- Exercise
Scan the listing below and copy every line holding "matplotlib".

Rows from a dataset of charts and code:

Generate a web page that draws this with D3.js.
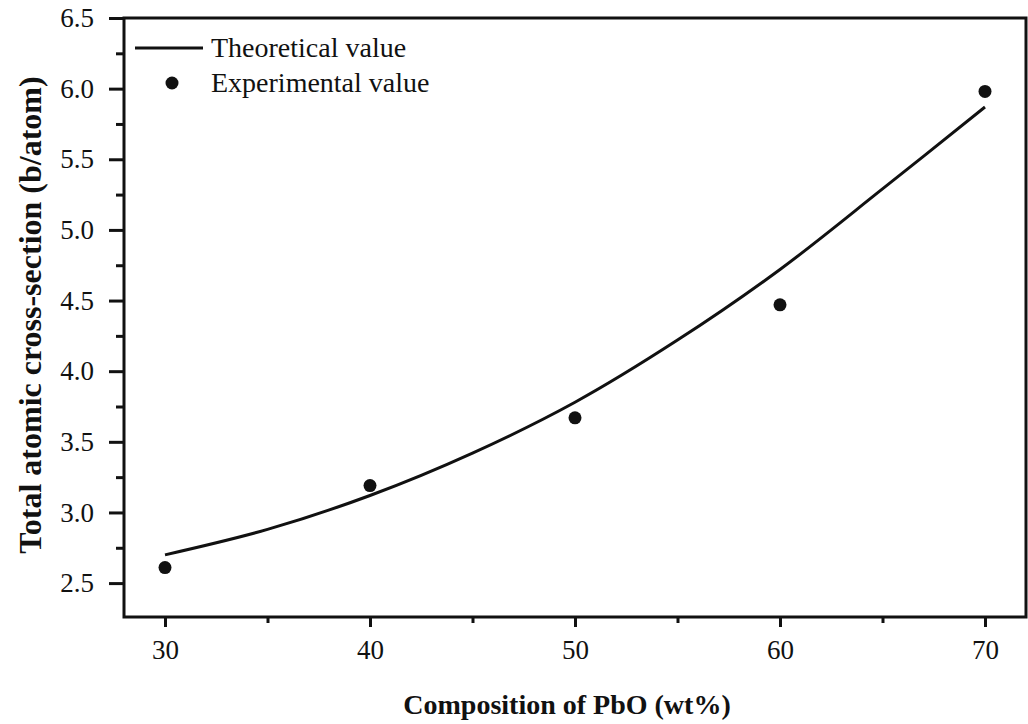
<!DOCTYPE html>
<html>
<head>
  <meta charset="utf-8">
  <script src="https://cdn.jsdelivr.net/npm/d3@7"></script>
  <style>
    body { margin: 0; background: #fff; }
    text { font-family: "Liberation Serif", "Times New Roman", serif; fill: #111; }
  </style>
</head>
<body>
<script>
// experimental points
var expX = [30, 40, 50, 60, 70];
var expY = [2.61, 3.19, 3.67, 4.47, 5.98];
// theoretical curve
var theoX = [30, 35, 40, 45, 50, 55, 60, 65, 70];
var theoY = [2.70, 2.88, 3.12, 3.42, 3.78, 4.22, 4.72, 5.29, 5.87];
var xTicks = [30, 40, 50, 60, 70];
var yTicks = [2.5, 3.0, 3.5, 4.0, 4.5, 5.0, 5.5, 6.0, 6.5];

var W = 1028, H = 724;
var pLeft = 124, pRight = 1026, pTop = 18, pBottom = 617;

var svg = d3.select("body").append("svg")
  .attr("width", W).attr("height", H);

var x = d3.scaleLinear().domain([28, 72]).range([pLeft, pRight]);
var y = d3.scaleLinear().domain([2.26, 6.5]).range([pBottom, pTop]);

// frame
svg.append("rect")
  .attr("x", pLeft).attr("y", pTop)
  .attr("width", pRight - pLeft).attr("height", pBottom - pTop)
  .attr("fill", "none").attr("stroke", "#111").attr("stroke-width", 3);

// x axis
var xAxis = d3.axisBottom(x).tickValues(xTicks).tickSize(10).tickPadding(13)
  .tickFormat(d3.format("d"));
var gx = svg.append("g").attr("transform", "translate(0," + pBottom + ")").call(xAxis);
gx.select(".domain").remove();
gx.selectAll(".tick line").attr("stroke", "#111").attr("stroke-width", 3);
gx.selectAll(".tick text").style("font-size", "27px").attr("fill", "#111");

var gxm = svg.append("g").attr("transform", "translate(0," + pBottom + ")")
  .call(d3.axisBottom(x).tickValues([35, 45, 55, 65]).tickSize(6).tickFormat(""));
gxm.select(".domain").remove();
gxm.selectAll(".tick line").attr("stroke", "#111").attr("stroke-width", 3);

// y axis
var yAxis = d3.axisLeft(y).tickValues(yTicks).tickSize(15).tickPadding(15)
  .tickFormat(d3.format(".1f"));
var gy = svg.append("g").attr("transform", "translate(" + pLeft + ",0)").call(yAxis);
gy.select(".domain").remove();
gy.selectAll(".tick line").attr("stroke", "#111").attr("stroke-width", 3);
gy.selectAll(".tick text").style("font-size", "27px").attr("fill", "#111");

var gym = svg.append("g").attr("transform", "translate(" + pLeft + ",0)")
  .call(d3.axisLeft(y).tickValues([2.75, 3.25, 3.75, 4.25, 4.75, 5.25, 5.75, 6.25])
    .tickSize(8).tickFormat(""));
gym.select(".domain").remove();
gym.selectAll(".tick line").attr("stroke", "#111").attr("stroke-width", 3);

// theoretical curve
var line = d3.line()
  .x(function(d, i) { return x(theoX[i]); })
  .y(function(d) { return y(d); })
  .curve(d3.curveCatmullRom);
svg.append("path")
  .attr("d", line(theoY))
  .attr("fill", "none").attr("stroke", "#111").attr("stroke-width", 3);

// experimental dots
svg.selectAll("circle.exp")
  .data(expY)
  .enter().append("circle")
  .attr("class", "exp")
  .attr("cx", function(d, i) { return x(expX[i]); })
  .attr("cy", function(d) { return y(d); })
  .attr("r", 6.5)
  .attr("fill", "#111");

// legend
svg.append("line")
  .attr("x1", 135).attr("x2", 203).attr("y1", 48).attr("y2", 48)
  .attr("stroke", "#111").attr("stroke-width", 3);
svg.append("text").attr("x", 211).attr("y", 57)
  .style("font-size", "28px").text("Theoretical value");
svg.append("circle").attr("cx", 172).attr("cy", 83).attr("r", 6.5).attr("fill", "#111");
svg.append("text").attr("x", 211).attr("y", 92)
  .style("font-size", "28px").text("Experimental value");

// axis titles
svg.append("text")
  .attr("x", (pLeft + pRight) / 2 - 8).attr("y", 714)
  .attr("text-anchor", "middle")
  .style("font-size", "28px").style("font-weight", "bold")
  .text("Composition of PbO (wt%)");

svg.append("text")
  .attr("transform", "translate(41,315) rotate(-90)")
  .attr("text-anchor", "middle")
  .style("font-size", "32px").style("font-weight", "bold")
  .text("Total atomic cross-section (b/atom)");
</script>
</body>
</html>
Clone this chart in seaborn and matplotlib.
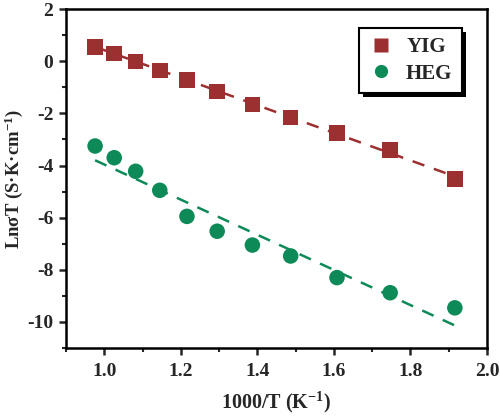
import numpy as np
import pandas as pd
import matplotlib
matplotlib.use("Agg")
import matplotlib.pyplot as plt
import matplotlib.patheffects as pe
import seaborn as sns
from matplotlib.ticker import MultipleLocator

# ---- data ----
inv_T = [0.976, 1.026, 1.082, 1.145, 1.216, 1.295, 1.387, 1.487, 1.608, 1.747, 1.916]
yig = [0.55, 0.30, 0.00, -0.35, -0.72, -1.15, -1.65, -2.15, -2.75, -3.40, -4.52]
heg = [-3.25, -3.70, -4.22, -4.95, -5.95, -6.52, -7.05, -7.47, -8.30, -8.88, -9.46]
series = ["YIG", "HEG"]
colors = {"YIG": "#9C2F2F", "HEG": "#0E8A58"}
markers = {"YIG": "s", "HEG": "o"}
xticks = [1.0, 1.2, 1.4, 1.6, 1.8, 2.0]
yticks = [2, 0, -2, -4, -6, -8, -10]

df = pd.DataFrame({
    "x": inv_T * 2,
    "y": yig + heg,
    "sample": ["YIG"] * len(inv_T) + ["HEG"] * len(inv_T),
})

sns.set_style("ticks")
plt.rcParams["font.family"] = ["Liberation Serif", "DejaVu Serif"]
plt.rcParams["font.weight"] = "bold"
plt.rcParams["axes.unicode_minus"] = False
plt.rcParams["mathtext.fontset"] = "custom"
plt.rcParams["mathtext.rm"] = "Liberation Serif:bold"
plt.rcParams["mathtext.bf"] = "Liberation Serif:bold"
plt.rcParams["mathtext.it"] = "Liberation Serif:bold"

fig = plt.figure(figsize=(5.0, 4.17), dpi=100)
ax = fig.add_axes([0.132, 0.1655, 0.842, 0.8125])

for s in series:
    sub = df[df["sample"] == s]
    sns.regplot(data=sub, x="x", y="y", ax=ax, scatter=False, ci=None,
                truncate=True, color=colors[s],
                line_kws=dict(linestyle=(0, (5, 4)), linewidth=1.8, zorder=2))

sns.scatterplot(data=df, x="x", y="y", hue="sample", style="sample",
                palette=colors, markers=markers, hue_order=series,
                style_order=series, s=125, edgecolor="none", ax=ax, zorder=3)

ax.set_xlim(0.9, 2.0)
ax.set_ylim(-11, 2)
ax.set_xticks(xticks)
ax.set_yticks(yticks)
ax.set_xticklabels([f"{v:.1f}" for v in xticks])
ax.set_yticklabels([str(v) for v in yticks])
ax.xaxis.set_minor_locator(MultipleLocator(0.1))
ax.yaxis.set_minor_locator(MultipleLocator(1))
ax.tick_params(axis="both", which="major", direction="out", length=5, width=1.8,
               labelsize=14, pad=6, top=False, right=False)
ax.tick_params(axis="y", which="major", pad=4)
ax.tick_params(axis="both", which="minor", direction="out", length=3, width=1.5,
               top=False, right=False)
for lab in ax.get_xticklabels() + ax.get_yticklabels():
    lab.set_fontweight("bold")
for sp in ax.spines.values():
    sp.set_visible(True)
    sp.set_linewidth(1.8)
    sp.set_color("black")

ax.set_xlabel("1000/T (K$^{-1}$)", fontsize=14.5, fontweight="bold", labelpad=7)
ax.set_ylabel("LnσT (S·K·cm$^{-1}$)", fontsize=13.5, fontweight="bold", labelpad=2)

handles, labels = ax.get_legend_handles_labels()
leg = ax.legend(handles, labels, loc="upper right", bbox_to_anchor=(0.965, 0.975),
                frameon=True, fancybox=False, framealpha=1, edgecolor="black",
                markerscale=0.85,
                prop={"family": "Liberation Serif", "weight": "bold", "size": 15},
                handletextpad=0.6, borderpad=0.45, labelspacing=0.3, handlelength=1.2)
frame = leg.get_frame()
frame.set_linewidth(1.5)
frame.set_path_effects([pe.SimplePatchShadow(offset=(3, -3), shadow_rgbFace="black",
                                             alpha=1.0), pe.Normal()])

fig.savefig("out.png", dpi=100)
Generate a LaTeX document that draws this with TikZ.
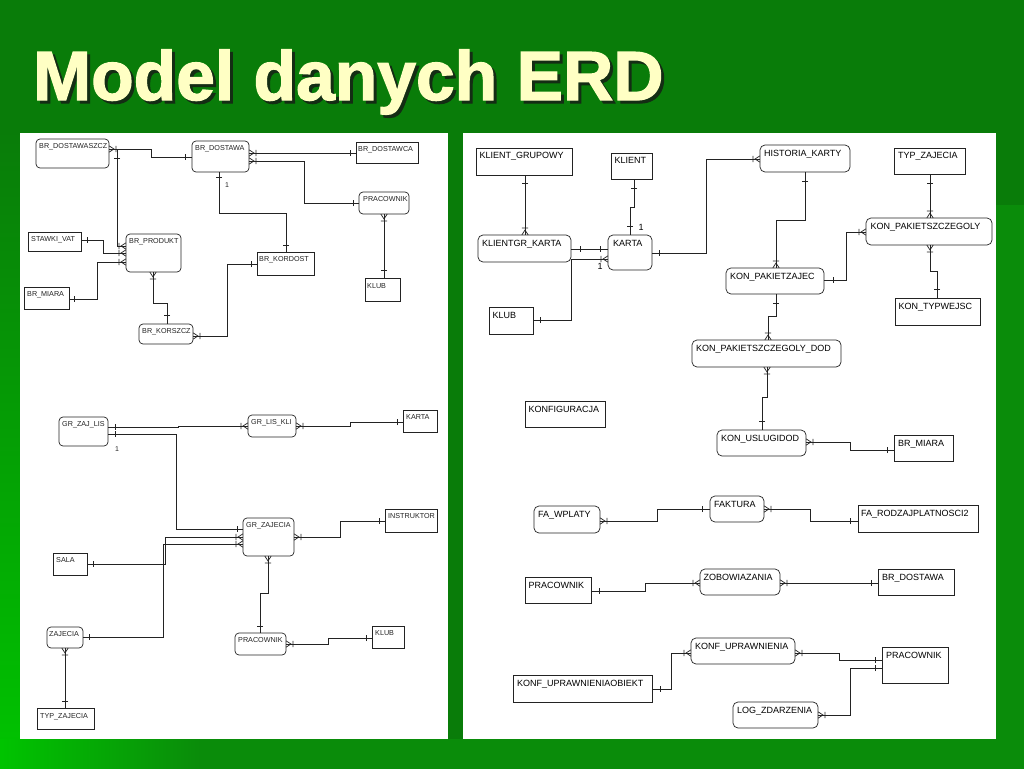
\documentclass[tikz,border=0pt]{standalone}
\usepackage{fontspec}
\setmainfont{Liberation Sans}
\newfontfamily\ttlfont[FakeBold=1.8]{Liberation Sans Bold}
\usetikzlibrary{fit,decorations.markings}
\definecolor{bgg}{RGB}{9,124,9}
\definecolor{bgbright}{RGB}{0,196,0}
\definecolor{bgmid}{RGB}{10,140,10}
\definecolor{titleyel}{RGB}{255,255,196}
\definecolor{shadowc}{RGB}{20,45,20}
\definecolor{ink}{RGB}{35,35,35}
\newcommand\ttltext{Model danych ERD}
\tikzset{
 ebox/.style={draw=ink, line width=0.7pt, inner sep=0pt, outer sep=0pt, fill=white},
 lrect/.style={ebox},
 lround/.style={ebox, rounded corners=4pt},
 rrect/.style={ebox},
 rround/.style={ebox, rounded corners=5pt},
 ltxt/.style={anchor=north west, inner sep=0pt, font=\fontsize{7.2}{8}\selectfont, text=ink},
 rtxt/.style={anchor=north west, inner sep=0pt, font=\fontsize{9}{10}\selectfont, text=black},
 conn/.style={color=ink, line width=0.7pt},
 onebar/.style={postaction={decorate,decoration={markings,mark=at position #1 with {\draw[line width=0.7pt] (0,-3)--(0,3);}}}},
 manyend/.style={postaction={decorate,decoration={markings,mark=at position 0.9999 with {\draw[line width=0.7pt] (0,3.2)--(-5,0)--(0,-3.2) (-7,-3.2)--(-7,3.2);}}}},
 manystart/.style={postaction={decorate,decoration={markings,mark=at position 0.0001 with {\draw[line width=0.7pt] (0,3.2)--(5,0)--(0,-3.2) (7,-3.2)--(7,3.2);}}}},
 lnum/.style={font=\fontsize{7}{8}\selectfont, inner sep=0pt, text=ink},
 rnum/.style={font=\fontsize{9}{10}\selectfont, inner sep=0pt, text=black},
 ttl/.style={anchor=base west, inner sep=0pt, font=\fontsize{69.6}{80}\selectfont\ttlfont}
}
\begin{document}
\begin{tikzpicture}[x=1pt,y=-1pt]
\useasboundingbox (0,0) rectangle (1024,768);
% background
\fill[bgg] (-2,-2) rectangle (1026,772);
\shade[top color=bgg, bottom color=bgbright] (-2,130) rectangle (20,772);
\fill[bgmid] (150,739) rectangle (1026,772);
\shade[left color=bgbright, right color=bgmid] (-2,739) rectangle (200,772);
\fill[bgmid] (996,205) rectangle (1026,739);
% title with shadow
\node[ttl, text=titleyel] (title) at (33,100) {\rlap{\hspace{3pt}\raisebox{-3pt}{\color{shadowc}\ttltext}}\ttltext};
% panels
\fill[white] (20,133) rectangle (448,739);
\fill[white] (463,133) rectangle (996,739);

% ===== left top =====
\node[lround, fit={(36,139)(109,168)}] (ldsz) {};
\node[ltxt] at ([shift={(3,4)}]ldsz.north west) {BR\_DOSTAWASZCZ};
\node[lround, fit={(192,141)(249,172)}] (ld) {};
\node[ltxt] at ([shift={(3,4)}]ld.north west) {BR\_DOSTAWA};
\node[lrect, fit={(356,142)(418,163)}] (ldc) {};
\node[ltxt] at ([shift={(2,4)}]ldc.north west) {BR\_DOSTAWCA};
\node[lround, fit={(359,192)(409,214)}] (lprac) {};
\node[ltxt] at ([shift={(4,4)}]lprac.north west) {PRACOWNIK};
\node[lrect, fit={(28,232)(81,251)}] (lvat) {};
\node[ltxt] at ([shift={(3,4)}]lvat.north west) {STAWKI\_VAT};
\node[lround, fit={(126,234)(181,272)}] (lprod) {};
\node[ltxt] at ([shift={(3,4)}]lprod.north west) {BR\_PRODUKT};
\node[lrect, fit={(257,252)(314,275)}] (lkord) {};
\node[ltxt] at ([shift={(2,4)}]lkord.north west) {BR\_KORDOST};
\node[lrect, fit={(24,287)(69,309)}] (lmiara) {};
\node[ltxt] at ([shift={(3,4)}]lmiara.north west) {BR\_MIARA};
\node[lrect, fit={(365,278)(400,301)}] (lklub) {};
\node[ltxt] at ([shift={(2,5)}]lklub.north west) {KLUB};
\node[lround, fit={(139,324)(193,344)}] (lkorz) {};
\node[ltxt] at ([shift={(3,4)}]lkorz.north west) {BR\_KORSZCZ};

\draw[conn, manystart, onebar=-7pt] (ldsz.east|-0,149) -| (151,157) -- (ld.west|-0,157);
\draw[conn, onebar=6pt, manyend] (ldc.west|-0,153) -- (ld.east|-0,153);
\draw[conn, onebar=6pt, manyend] (lprac.west|-0,203) -| (304,161) -- (ld.east|-0,161);
\draw[conn, onebar=5pt, onebar=-7pt] (ld.south-|219,0) |- (286,213) -- (lkord.north-|286,0);
\node[lnum] (n1) at (227,185) {1};
\draw[conn, onebar=17pt, manyend] (ldsz.east|-0,149) -| (117,246) -- (lprod.west|-0,246);
\draw[conn, onebar=6pt, manyend] (lvat.east|-0,240) -| (103,253) -- (lprod.west|-0,253);
\draw[conn, onebar=5pt, manyend] (lmiara.east|-0,299) -| (97,262) -- (lprod.west|-0,262);
\draw[conn, manystart, onebar=-9pt] (lprod.south-|153,0) |- (167,303) -- (lkorz.north-|167,0);
\draw[conn, onebar=6pt, manyend] (lkord.west|-0,264) -| (227,336) -- (lkorz.east|-0,336);
\draw[conn, manystart, onebar=-8pt] (lprac.south-|384,0) -- (lklub.north-|384,0);

% ===== left bottom =====
\node[lround, fit={(59,417)(108,446)}] (gzl) {};
\node[ltxt] at ([shift={(3,4)}]gzl.north west) {GR\_ZAJ\_LIS};
\node[lround, fit={(248,415)(296,437)}] (glk) {};
\node[ltxt] at ([shift={(3,4)}]glk.north west) {GR\_LIS\_KLI};
\node[lrect, fit={(403,410)(437,432)}] (gkarta) {};
\node[ltxt] at ([shift={(3,4)}]gkarta.north west) {KARTA};
\node[lround, fit={(243,518)(294,556)}] (gzaj) {};
\node[ltxt] at ([shift={(3,4)}]gzaj.north west) {GR\_ZAJECIA};
\node[lrect, fit={(385,509)(437,532)}] (ginst) {};
\node[ltxt] at ([shift={(3,4)}]ginst.north west) {INSTRUKTOR};
\node[lrect, fit={(53,553)(87,575)}] (gsala) {};
\node[ltxt] at ([shift={(3,4)}]gsala.north west) {SALA};
\node[lround, fit={(47,627)(83,648)}] (gzajecia) {};
\node[ltxt] at ([shift={(2,4)}]gzajecia.north west) {ZAJECIA};
\node[lround, fit={(235,633)(286,655)}] (gprac) {};
\node[ltxt] at ([shift={(3,4)}]gprac.north west) {PRACOWNIK};
\node[lrect, fit={(372,626)(404,648)}] (gklub) {};
\node[ltxt] at ([shift={(3,4)}]gklub.north west) {KLUB};
\node[lrect, fit={(37,708)(94,729)}] (gtyp) {};
\node[ltxt] at ([shift={(3,5)}]gtyp.north west) {TYP\_ZAJECIA};

\draw[conn, onebar=7pt, manyend] (gzl.east|-0,427) -| (178,426) -- (glk.west|-0,426);
\draw[conn, onebar=6pt, manyend] (gkarta.west|-0,422) -| (350,426) -- (glk.east|-0,426);
\draw[conn, onebar=7pt, onebar=-6pt] (gzl.east|-0,434) -| (176,529) -- (gzaj.west|-0,529);
\node[lnum] (n2) at (117,449) {1};
\draw[conn, onebar=6pt, manyend] (gsala.east|-0,564) -| (165,537) -- (gzaj.west|-0,537);
\draw[conn, onebar=6pt, manyend] (gzajecia.east|-0,637) -| (163,544) -- (gzaj.west|-0,544);
\draw[conn, onebar=6pt, manyend] (ginst.west|-0,521) -| (340,537) -- (gzaj.east|-0,537);
\draw[conn, manystart, onebar=-7pt] (gzaj.south-|268,0) |- (260,593) -- (gprac.north-|260,0);
\draw[conn, onebar=6pt, manyend] (gklub.west|-0,638) -| (328,644) -- (gprac.east|-0,644);
\draw[conn, manystart, onebar=-7pt] (gzajecia.south-|65,0) -- (gtyp.north-|65,0);

% ===== right panel =====
\node[rrect, fit={(476,148)(572,175)}] (rkg) {};
\node[rtxt] at ([shift={(3.5,4.5)}]rkg.north west) {KLIENT\_GRUPOWY};
\node[rrect, fit={(611,153)(652,179)}] (rkl) {};
\node[rtxt] at ([shift={(3.5,4.5)}]rkl.north west) {KLIENT};
\node[rround, fit={(760,145)(850,172)}] (rhk) {};
\node[rtxt] at ([shift={(4,5)}]rhk.north west) {HISTORIA\_KARTY};
\node[rrect, fit={(894,148)(965,174)}] (rtyp) {};
\node[rtxt] at ([shift={(4,4.5)}]rtyp.north west) {TYP\_ZAJECIA};
\node[rround, fit={(478,235)(571,262)}] (rkgk) {};
\node[rtxt] at ([shift={(4,5)}]rkgk.north west) {KLIENTGR\_KARTA};
\node[rround, fit={(608,235)(652,270)}] (rkarta) {};
\node[rtxt] at ([shift={(5,5)}]rkarta.north west) {KARTA};
\node[rround, fit={(866,218)(992,245)}] (rkps) {};
\node[rtxt] at ([shift={(4.5,5)}]rkps.north west) {KON\_PAKIETSZCZEGOLY};
\node[rround, fit={(726,268)(824,294)}] (rkpz) {};
\node[rtxt] at ([shift={(4,5)}]rkpz.north west) {KON\_PAKIETZAJEC};
\node[rrect, fit={(489,307)(533,334)}] (rklub) {};
\node[rtxt] at ([shift={(3.5,5)}]rklub.north west) {KLUB};
\node[rrect, fit={(895,298)(980,325)}] (rktw) {};
\node[rtxt] at ([shift={(3.5,5)}]rktw.north west) {KON\_TYPWEJSC};
\node[rround, fit={(692,340)(841,367)}] (rdod) {};
\node[rtxt] at ([shift={(4,5)}]rdod.north west) {KON\_PAKIETSZCZEGOLY\_DOD};
\node[rrect, fit={(525,401)(605,427)}] (rkonf) {};
\node[rtxt] at ([shift={(3.5,5)}]rkonf.north west) {KONFIGURACJA};
\node[rround, fit={(717,430)(806,456)}] (rusl) {};
\node[rtxt] at ([shift={(4,5)}]rusl.north west) {KON\_USLUGIDOD};
\node[rrect, fit={(894,435)(953,461)}] (rmiara) {};
\node[rtxt] at ([shift={(4,5)}]rmiara.north west) {BR\_MIARA};
\node[rround, fit={(534,506)(600,533)}] (rfaw) {};
\node[rtxt] at ([shift={(4,5)}]rfaw.north west) {FA\_WPLATY};
\node[rround, fit={(710,496)(764,522)}] (rfak) {};
\node[rtxt] at ([shift={(4,5)}]rfak.north west) {FAKTURA};
\node[rrect, fit={(858,505)(978,532)}] (rfar) {};
\node[rtxt] at ([shift={(3,5)}]rfar.north west) {FA\_RODZAJPLATNOSCI2};
\node[rrect, fit={(525,577)(591,603)}] (rprac) {};
\node[rtxt] at ([shift={(3.5,5)}]rprac.north west) {PRACOWNIK};
\node[rround, fit={(700,569)(780,595)}] (rzob) {};
\node[rtxt] at ([shift={(3.5,5)}]rzob.north west) {ZOBOWIAZANIA};
\node[rrect, fit={(878,569)(954,595)}] (rbrd) {};
\node[rtxt] at ([shift={(4,5)}]rbrd.north west) {BR\_DOSTAWA};
\node[rround, fit={(691,638)(795,664)}] (rkonfu) {};
\node[rtxt] at ([shift={(4,5)}]rkonfu.north west) {KONF\_UPRAWNIENIA};
\node[rrect, fit={(882,647)(948,683)}] (rprac2) {};
\node[rtxt] at ([shift={(4,5)}]rprac2.north west) {PRACOWNIK};
\node[rrect, fit={(513,675)(652,702)}] (rkuo) {};
\node[rtxt] at ([shift={(4,5)}]rkuo.north west) {KONF\_UPRAWNIENIAOBIEKT};
\node[rround, fit={(733,702)(818,728)}] (rlog) {};
\node[rtxt] at ([shift={(4,5)}]rlog.north west) {LOG\_ZDARZENIA};

\draw[conn, onebar=8pt, manyend] (rkg.south-|525,0) -- (rkgk.north-|525,0);
\draw[conn, onebar=9pt, onebar=-9pt] (rkl.south-|634,0) |- (630,207) -- (rkarta.north-|630,0);
\node[rnum] (n3) at (641,227) {1};
\draw[conn, onebar=9pt, onebar=-8pt] (rkgk.east|-0,249) -- (rkarta.west|-0,249);
\draw[conn, manyend] (rkgk.east|-0,259) -- (rkarta.west|-0,259);
\node[rnum] (n4) at (600,266) {1};
\draw[conn, onebar=-7pt] (rkgk.east|-0,259) |- (rklub.east|-0,320);
\draw[conn, onebar=7pt, manyend] (rkarta.east|-0,253) -| (706,159) -- (rhk.west|-0,159);
\draw[conn, onebar=9pt, manyend] (rhk.south-|805,0) |- (776,220) -- (rkpz.north-|776,0);
\draw[conn, onebar=9pt, manyend] (rkpz.east|-0,280) -| (846,232) -- (rkps.west|-0,232);
\draw[conn, onebar=9pt, manyend] (rtyp.south-|930,0) -- (rkps.north-|930,0);
\draw[conn, manystart, onebar=-9pt] (rkps.south-|930,0) |- (937,271) -- (rktw.north-|937,0);
\draw[conn, onebar=9pt, manyend] (rkpz.south-|776,0) |- (768,316) -- (rdod.north-|768,0);
\draw[conn, manystart, onebar=-9pt] (rdod.south-|767,0) |- (762,397) -- (rusl.north-|762,0);
\draw[conn, onebar=7pt, manyend] (rmiara.west|-0,450) -| (850,442) -- (rusl.east|-0,442);
\draw[conn, onebar=8pt, manyend] (rfak.west|-0,509) -| (657,521) -- (rfaw.east|-0,521);
\draw[conn, onebar=8pt, manyend] (rfar.west|-0,521) -| (810,509) -- (rfak.east|-0,509);
\draw[conn, onebar=8pt, manyend] (rprac.east|-0,591) -| (645,583) -- (rzob.west|-0,583);
\draw[conn, onebar=7pt, manyend] (rbrd.west|-0,583) -- (rzob.east|-0,583);
\draw[conn, onebar=8pt, manyend] (rkuo.east|-0,689) -| (671,653) -- (rkonfu.west|-0,653);
\draw[conn, onebar=7pt, manyend] (rprac2.west|-0,660) -| (839,653) -- (rkonfu.east|-0,653);
\draw[conn, onebar=7pt, manyend] (rprac2.west|-0,668) -| (850,715) -- (rlog.east|-0,715);
\end{tikzpicture}
\end{document}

- Answer to this task
Clone this chart in seaborn and matplotlib.
import matplotlib
matplotlib.use("Agg")
import matplotlib.pyplot as plt
import matplotlib.patheffects as pe
from matplotlib.ticker import MultipleLocator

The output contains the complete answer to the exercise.